Schematic illustration of (a) The body-centered cubic arrangement of the dodecahedral cages (blue color) in the structure I unit cell.

      Figure 2.9 (a) The body‐centered cubic arrangement of the dodecahedral cages (blue color) in the structure I unit cell. Note that the dodecahedral cage in the center of the unit cell is rotated 90° with respect to the other cages. The space between the dodecahedral cages is divided into tetrakaidecahedral cages. (b) In the structure II unit cell, the dodecahedra are placed between non‐adjacent points of a diamond lattice shown by red spheres. The dashed red line connecting the diamond lattice points passes through the opposing pentagonal faces of the dodecahedral cage. (c) The packing of the properly placed dodecahedral cages (in blue) within the diamond lattice gives rise to hexakaidecahedral cages (clear color) surrounding the diamond lattice points. See Chapters 3 and 4 for a full discussion of these structures. Source: Figure prepared Dr.
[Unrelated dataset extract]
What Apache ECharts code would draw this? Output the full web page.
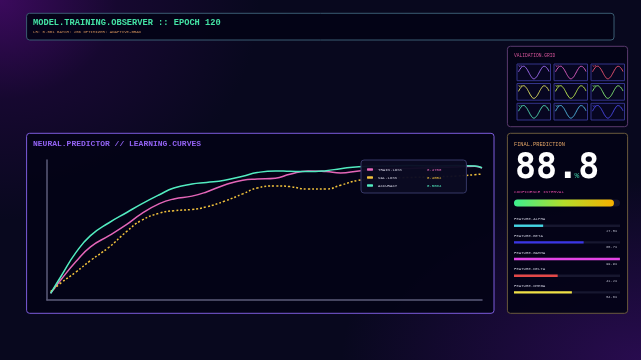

S. Takeya.

Photographs depict pioneers of clathrate science in the mid-1900s.

      Figure 2.10 Pioneers of clathrate science in the mid‐1900s. Top row, George A. Jeffrey. Bottom row from left to right, Joan H. van der Waals, Donald W. Davidson, and Yuri A. Dyadin. Source: Reproduced with permission from International Union of Crystallography, Reproduced with permission from the Royal Netherlands Academy of Arts and Sciences, Reproduced with permission from Elsevier.

      Starting in the 1950s and 1960s, physical chemistry‐based laboratory work of note in the area of gas hydrate research was carried out in the Applied Thermodynamics Laboratory in Delft (G.A.M. Diepen), the Institute of Inorganic Chemistry, Soviet (now Russian) Academy of Sciences, Siberian Branch, Novosibirsk (Yuri A. Dyadin, Figure 2.10), and the University of Pittsburgh (George A. Jeffrey). At the National Research Council of Canada in Ottawa, Donald Davidson (Figure 2.10) started a fundamental gas hydrate research program featuring multi‐technique approaches to study hydrate properties and dynamics. Contributions of these scientists are discussed in detail in the chapters that follow.